The world is not exactly a dystopia, nor does it seem to be an improvement on reality. “As a result of multiple impacts and other catastrophic events, the human population was in free fall,” says one of the societal elders.

Kawakami’s speculations don’t have any apparent single upshot. The world-building seems intentionally underdeveloped in places, with the reader awash in vague impressions and sketchily outlined rules of the world order, and the stories devoid of details that would indicate any place or time in the past or future. Though places once called “countries” like “Japan” are mentioned in one story, they’re something that the narrator learns about from her husband, apparently long forgotten.

The stories do not invite us to probe further, nor to try and piece together the puzzle of this world. As one character whose role is “traveler” hints at, it’s possible that all the stories actually occur contemporaneously, and each is a different community with arbitrary rules and natural laws. This vagueness creates an atmospheric vision of a civilization adrift.
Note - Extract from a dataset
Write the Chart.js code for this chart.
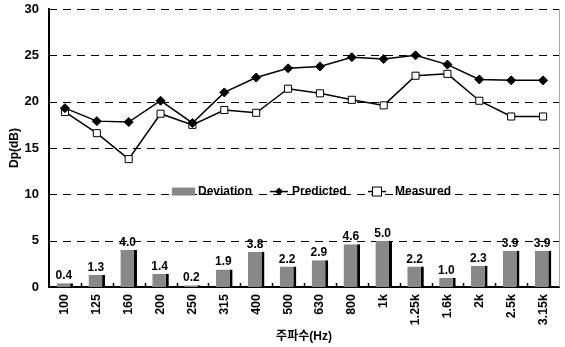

The large cast of characters and voices are better served when grounded in specificity. Few chapters are concretely linked, but in two successive ones, lovers Noah and Kyla each narrate a chapter. Their romantic story employs a predictable narrative device, in which the change in perspective illuminates a vast gulf between how the two characters perceive each other. Noah believes Kyla is an angel, but her chapter reveals a much darker and more complex woman.

Though it’s not a shocking twist, the discrepancy offers the possibility that many of the characters in the book may be unreliable narrators, suggesting that they operate under a childlike naivete, free of suspicion and cruelty, but also that they’re subjected to the control of some larger and more sinister force.

In this somewhat passionless world, it’s the rare characters bucking society with their random moods, tireless questions and obsessive behavior who give readers something worth turning the page for.